In a first study, using non-invasive scalp EEG in 15 healthy subjects, we found that increasing top-down attention reduces early processing of distracting sounds, but fail to protect from bottom-up attentional capture and to reduce the behavioral distraction cost. Moreover, the impact of bottom-up attentional capture by distracting sounds could disturb top-down mechanisms by lengthening target processing and detection.
This first study was pursued in 38 healthy subjects to compare the EEG attentional markers according to their dream recall frequency. High dream recallers present larger EEG markers of top-down attention and an enhanced processing of distracting sounds. These results suggest that high dream recallers benefit from enhanced capacities in both top-down and bottom-up attention.
To localize the different brain markers of attention, this project was complemented by recording magnetoencephalography signal in 15 healthy subjects. Analysis is in progress.
In a second study, intracortical EEG was recorded from electrodes located in the auditory cortices of 16 patients with intractable epilepsy, implanted with electrodes for surgical purposes. The first results suggest that sustained and oscillatory brain responses are modulated by top-down attention within the auditory cortices. Further analysis will be performed to explore the processing of distracting sounds and how bottom-up and top-down attentional mechanisms dynamically interact within the auditory cortices.
In a third study, scalp EEG data were recorded in 9 patients with damage of the lateral prefrontal cortex to specify the role of this brain region in top-down and bottom-up mechanisms of attention. Damage of the lateral prefrontal cortex was found to result in reduced top-down attention, enhanced distracting sound processing and delayed reorientation of attention, speaking for an imbalance in attention towards increased distraction.
A behavioral study was performed in patients suffering from bipolar disorders (n=11) or schizophrenia (n=19) to specify their attentional capacities. Both patients with schizophrenia or bipolar disorders presented a preserved balance between top-down and bottom-up attention. However, only patients with bipolar disorders suffered from a reduction in cognitive resources that impact their performances in context of high task load.

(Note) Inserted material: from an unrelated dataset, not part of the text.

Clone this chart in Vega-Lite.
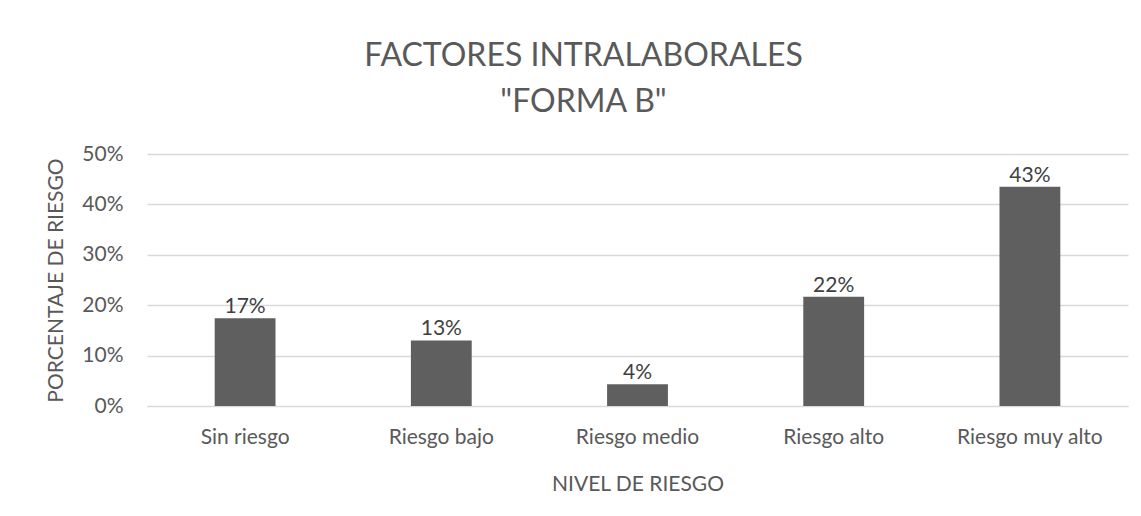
{
  "$schema": "https://vega.github.io/schema/vega-lite/v6.json",
  "autosize": "none",
  "width": 981,
  "height": 252,
  "padding": {"left": 147, "top": 154, "right": 13, "bottom": 110},
  "background": "white",
  "title": {
    "text": ["FACTORES INTRALABORALES", "\"FORMA B\""],
    "anchor": "middle",
    "dx": -54,
    "offset": 24,
    "font": "Lato",
    "fontSize": 32,
    "fontWeight": "normal",
    "lineHeight": 46,
    "color": "#595959"
  },
  "data": {
    "values": [
      {"nivel": "Sin riesgo", "porcentaje": 0.174},
      {"nivel": "Riesgo bajo", "porcentaje": 0.130},
      {"nivel": "Riesgo medio", "porcentaje": 0.043},
      {"nivel": "Riesgo alto", "porcentaje": 0.217},
      {"nivel": "Riesgo muy alto", "porcentaje": 0.4348}
    ]
  },
  "encoding": {
    "x": {
      "field": "nivel",
      "type": "nominal",
      "sort": null,
      "title": "NIVEL DE RIESGO",
      "scale": {"paddingInner": 0.69, "paddingOuter": 0.345},
      "axis": {
        "labelAngle": 0,
        "ticks": false,
        "tickSize": 0,
        "domain": true,
        "domainColor": "#d9d9d9",
        "labelPadding": 20,
        "labelFont": "Lato",
        "labelFontSize": 21,
        "labelColor": "#595959",
        "titleFont": "Lato",
        "titleFontSize": 21,
        "titleFontWeight": "normal",
        "titleColor": "#595959",
        "titlePadding": 26
      }
    },
    "y": {
      "field": "porcentaje",
      "type": "quantitative",
      "title": "PORCENTAJE DE RIESGO",
      "scale": {"domain": [0, 0.5]},
      "axis": {
        "format": ".0%",
        "values": [0, 0.1, 0.2, 0.3, 0.4, 0.5],
        "ticks": false,
        "tickSize": 0,
        "domain": false,
        "grid": true,
        "gridColor": "#d9d9d9",
        "gridWidth": 1.3,
        "labelPadding": 24,
        "labelFont": "Lato",
        "labelFontSize": 21,
        "labelColor": "#595959",
        "titleFont": "Lato",
        "titleFontSize": 21,
        "titleFontWeight": "normal",
        "titleColor": "#595959",
        "titlePadding": 15
      }
    }
  },
  "layer": [
    {"mark": {"type": "bar", "color": "#5f5f5f"}},
    {
      "mark": {"type": "text", "baseline": "alphabetic", "dy": -5, "font": "Lato", "fontSize": 21, "color": "#404040"},
      "encoding": {"text": {"field": "porcentaje", "type": "quantitative", "format": ".0%"}}
    }
  ],
  "config": {"view": {"stroke": null}}
}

This project proposes a new paradigm which provides a good way to behaviorally and neurophysiologically estimate the distraction effect of isolated unexpected sounds outside the attentional focus, with no or little contamination from change in arousal. Using this new test, this project provided crucial information into the brain functioning of the balance between bottom-up and top-down attentional mechanisms in the healthy brain. Moreover in patients with stroke in the frontal cortex, it was shown that the lateral prefrontal cortex is involved in the control of both top-down and bottom-up attention, and play a crucial role in the attentional balance and in the level of distractibility.
It was also possible to measure the attentional balance in different populations and specify how this precarious equilibrium can be knock of balance and lead to attention impairments. As stated previously, there is no test of distractibility that is currently used in clinical practice. Therefore this new paradigm constitute a powerful tool to measure bottom-up and top-down mechanisms of attention and to provide an index of distractibility, that could be used for clinical purposes.